Rust seems to be becoming the defacto standard for tooling, regardless of the language being used at a domain level. This month I’ve talked to people from Deno who build their CLI with it, switched to the just command runner and ruff code formatter.

It’s an interesting trend in terms of both other languages being more comfortable about not writing their tooling in a different language and why Rust seems to have a strong showing in this area.

Gitlab pipelines

I have been working a lot with Gitlab CI/CD this month, my first real exposure to it. Some aspects are similar to Github Actions, you’re writing shell script in YAML and debugging is hard.

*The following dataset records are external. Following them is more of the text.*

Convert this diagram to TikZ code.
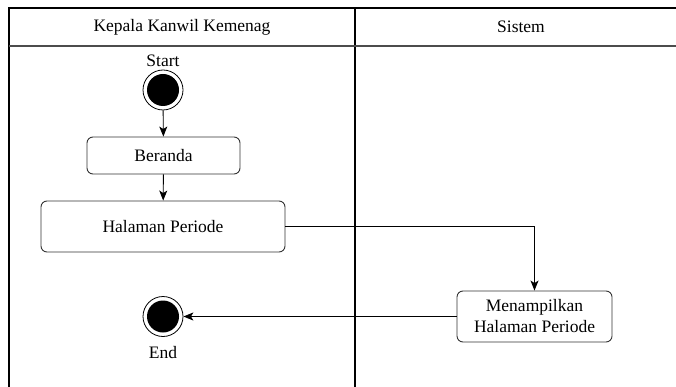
\documentclass[tikz,border=0pt]{standalone}
\usepackage{fontspec}
\setmainfont{LiberationSerif}[Extension=.ttf,UprightFont=*-Regular]
\usetikzlibrary{arrows.meta}

\begin{document}
\begin{tikzpicture}[x=1pt,y=-1pt,
    font=\rmfamily\fontsize{17.5}{21}\selectfont,
    act/.style={draw=black!80,line width=0.9pt,rounded corners=6pt,inner sep=0pt},
    startend/.style={circle,draw,line width=0.8pt,minimum size=40pt,inner sep=0pt,
      path picture={\fill (path picture bounding box.center) circle (16pt);}},
    flow/.style={line width=0.9pt,-{Stealth[length=10pt,width=8pt,inset=2.5pt]}}]
    \useasboundingbox (0,0) rectangle (676,387);
    % swimlanes
    \draw[line width=1.3pt] (9,387) -- (9,8) -- (676,8);
    \draw[line width=1.3pt] (355,8) -- (355,387);
    \draw[black!70,line width=1.8pt] (9,46) -- (676,46);
    \node (LANEA) at (182,27) {Kepala Kanwil Kemenag};
    \node (LANEB) at (521,27) {Sistem};

    \node (STARTLBL) at (163,61) {Start};
    \node[startend] (START) at (163,90) {};
    \node[act,minimum width=153pt,minimum height=37pt] (BER) at (163.5,155.5) {Beranda};
    \node[act,minimum width=244pt,minimum height=51pt] (HAL) at (163,226.5) {Halaman Periode};
    \node[act,minimum width=155pt,minimum height=51pt,align=center] (MEN) at (534.5,316.5) {Menampilkan\\Halaman Periode};
    \node[startend] (END) at (163,316.5) {};
    \node (ENDLBL) at (163,353) {End};

    \draw[flow] (START) -- (BER);
    \draw[flow] (BER) -- (HAL);
    \draw[flow] (HAL.east) -| (MEN.north);
    \draw[flow] (MEN.west) -- (END);
\end{tikzpicture}
\end{document}
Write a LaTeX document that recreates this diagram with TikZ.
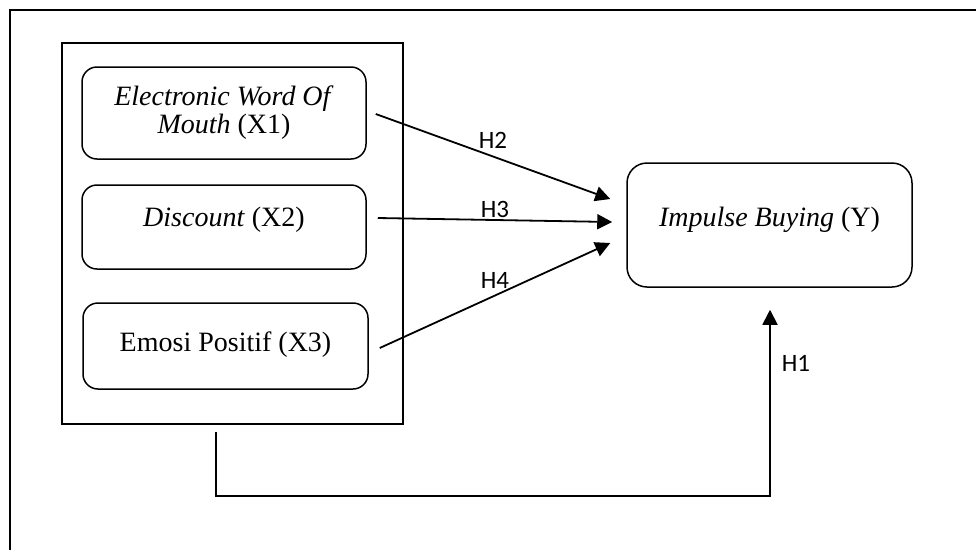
\documentclass[tikz,border=0pt]{standalone}
\usepackage{fontspec}
\setmainfont{Liberation Serif}
\newfontfamily\hfont{Carlito}
\usetikzlibrary{arrows.meta}

\begin{document}
\begin{tikzpicture}[x=1pt,y=-1pt,
        var/.style={draw,line width=1.5pt,rounded corners=15pt,minimum width=284pt,inner sep=0pt,font=\fontsize{28}{28}\selectfont},
        hyp/.style={line width=1.8pt,-{Triangle[length=15pt,width=15pt]}},
        hlab/.style={font=\hfont\fontsize{25}{25}\selectfont,inner sep=0pt}]
        \useasboundingbox (0,0) rectangle (976,550);
        \draw[line width=2pt] (976,10) -- (10,10) -- (10,550);
        \node[draw,line width=2pt,minimum width=341pt,minimum height=381pt] (grp) at (232.5,233.5) {};
        \node[var,minimum height=92pt,align=center] (x1) at (224,113) {\textit{Electronic Word Of}\\\textit{Mouth} (X1)};
        \node[var,minimum height=84pt,text height=19pt,text depth=21pt] (x2) at (224,227) {\textit{Discount} (X2)};
        \node[var,minimum width=285pt,minimum height=86pt,text height=19pt,text depth=9pt] (x3) at (225.5,346) {Emosi Positif (X3)};
        \node[var,rounded corners=20pt,minimum width=285pt,minimum height=124pt,text height=19pt,text depth=17pt] (y) at (769.5,225) {\textit{Impulse Buying} (Y)};
        \draw[hyp] ([xshift=9pt,yshift=-1pt]x1.east) -- ([xshift=-16pt,yshift=26pt]y.west) node[hlab,midway,above=7pt]{H2};
        \draw[hyp] ([xshift=11pt,yshift=9pt]x2.east) -- ([xshift=-14pt,yshift=3pt]y.west) node[hlab,midway,above=1.5pt]{H3};
        \draw[hyp] ([xshift=11pt,yshift=-2pt]x3.east) -- ([xshift=-16pt,yshift=-18pt]y.west) node[hlab,midway,above=6.5pt]{H4};
        \draw[hyp] ([xshift=-16.5pt,yshift=-7pt]grp.south) -- ++(0,64) -| ([xshift=0.5pt,yshift=-22pt]y.south) node[hlab,pos=0.855,right=11pt]{H1};
\end{tikzpicture}
\end{document}
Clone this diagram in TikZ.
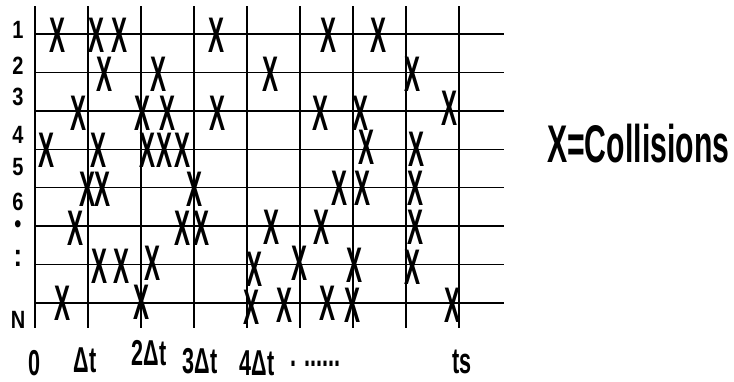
\documentclass[tikz,border=0pt]{standalone}
\usepackage{fontspec}
\usetikzlibrary{positioning}
\newfontfamily\hitfont[FakeStretch=0.48]{Liberation Sans Bold}
\newfontfamily\condfont[FakeStretch=0.57]{Liberation Sans Bold}
\newfontfamily\tickfont[FakeStretch=0.6]{Liberation Sans Bold}
\newfontfamily\rowfont[FakeStretch=0.8]{Liberation Sans Bold}
\tikzset{
  gridline/.style={line width=1.4pt, black},
  hit/.style={font=\hitfont\fontsize{50}{50}\selectfont, inner sep=0pt},
  rowlab/.style={font=\rowfont\fontsize{25}{25}\selectfont, inner sep=0pt},
  ticklab/.style={font=\tickfont\fontsize{36}{36}\selectfont, inner sep=0pt, anchor=base},
  legend/.style={font=\condfont\fontsize{53}{53}\selectfont, inner sep=0pt, anchor=west}
}

\begin{document}
\begin{tikzpicture}[x=1pt,y=-1pt]
\useasboundingbox (0,0) rectangle (734,381);

% time slots and stations
\foreach \i in {0,...,8}
  \draw[gridline] (35+53*\i,6) -- (35+53*\i,328);
\foreach \j in {0,...,7}
  \draw[gridline] (35,34+38.43*\j) -- (504,34+38.43*\j);

% collisions: x / row / shift
\foreach \x/\r/\d in {58/1/1,97/1/1,120/1/1,217/1/1,329/1/1,378/1/1,
    105/2/2,159/2/2,271/2/2,413/2/2,
    79/3/2,143/3/2,168/3/2,218/3/2,321/3/2,361/3/2,449/3/-3,
    47/4/1,99/4/1,148/4/1,165/4/1,183/4/1,367/4/-2,417/4/0,
    88/5/2,103/5/2,195/5/2,340/5/1,363/5/1,415/5/1,
    76/6/2,183/6/2,202/6/2,272/6/1,322/6/1,415/6/1,
    100/7/2,122/7/2,153/7/-1,255/7/5,300/7/-1,355/7/1,412/7/3,
    63/8/0,142/8/-1,252/8/4,285/8/2,328/8/0,353/8/2,452/8/2}
  \node[hit] (hit-\r-\x) at (\x,{34+38.43*(\r-1)+\d}) {X};

% station labels
\node[rowlab] (st1) at (18,30) {1};
\node[rowlab] (st2) at (18,66) {2};
\node[rowlab] (st3) at (18,97) {3};
\node[rowlab] (st4) at (18,135) {4};
\node[rowlab] (st5) at (18,167) {5};
\node[rowlab] (st6) at (18,202) {6};
\node[rowlab] (dot1) at (18,227) {•};
\node[rowlab, font=\rowfont\fontsize{32}{32}\selectfont] (dot2) at (18,258) {:};
\node[rowlab] (stN) at (18,320) {N};

% time labels
\node[ticklab] (t0) at (35,375) {0};
\node[ticklab] (t1) at (85,372) {Δt};
\node[ticklab] (t2) at (149,365) {2Δt};
\node[ticklab] (t3) at (200,373) {3Δt};
\node[ticklab] (t4) at (257,375) {4Δt};
\node[ticklab, anchor=base west] (tdots) at (290,366) {. ......};
\node[ticklab] (ts) at (462,373) {ts};

\node[legend] (key) at (547,144) {X=Collisions};
\end{tikzpicture}
\end{document}
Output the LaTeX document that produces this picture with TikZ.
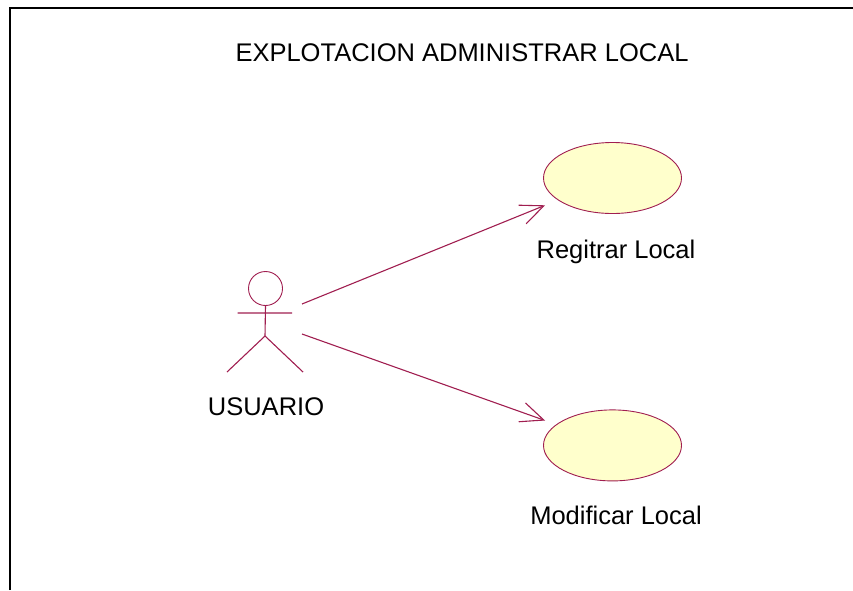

Some of the choices in the Gitlab job environments seems to make things harder than they need to be. By default the job checks out the commit hash of the push that triggered the build in a detached (fetch) mode. Depending on the natural of the commit (in a merge request, to a branch, to the default (main) branch) you seem to get different sets of environment variables populated. Choose the wrong type and things just don’t work, hurrah!

I’ve started using yq as tool for helping validate YAML files but I’m not sure if there is a better structural tool or linter for the specific Gitlab syntax.

Poetry

I’ve also being doing some work with Poetry. As everyone has said the resolution and download process is quite slow and there doesn’t seem to be a huge community around it is a tool. Its partial integration with pyproject.toml makes it feel more standard that it actually is with things under the Poetry key requiring a bit of fiddling to be accessible to other tools. Full integration with the later standard is expected in v2.

Nothing I’ve seen so far is convincing me that it can really make it in its current form. The fragmentation between the pure Python tools seems to have taken its toll and each one (I’ve typically used pipenv) has problems that they struggle to solve.

RSS Feeds

One of the best pieces of advice I was given about the Fediverse was that you need to keep following people until your timeline fills up with interesting things. I’ve been trying to apply that advice to programmers. Every time I read an interesting post I’m now trying to subscribe. Despite probably tripling the number of feeds I have subscribed to my unread view is improved but still dominated by “tech journalism”. I guess real developers probably don’t post that frequently.

Lobsters has been really useful for highlighting some really good writers.

CSS

Things continue to be exciting in the CSS world with more and more new modules entering into mainstream distribution (although only having three browsers in the world is probably helping). I had a little play around with Nested Selectors and while I don’t do lots of pseudo-selectors it is 100% a nice syntax for them. In terms of scoping rules, these actually seem a bit complex but at least they are providing some modularity. I think I’m going to need to play more to get an opinion.

The Chrome developer relations team have posted their review of 2024.

Not only is CSS improving that but Tailwind v4 is actually going to support (or improve support) some of these new features such as containers. And of course its underlying CSS tool is going to be Rust-powered, natch.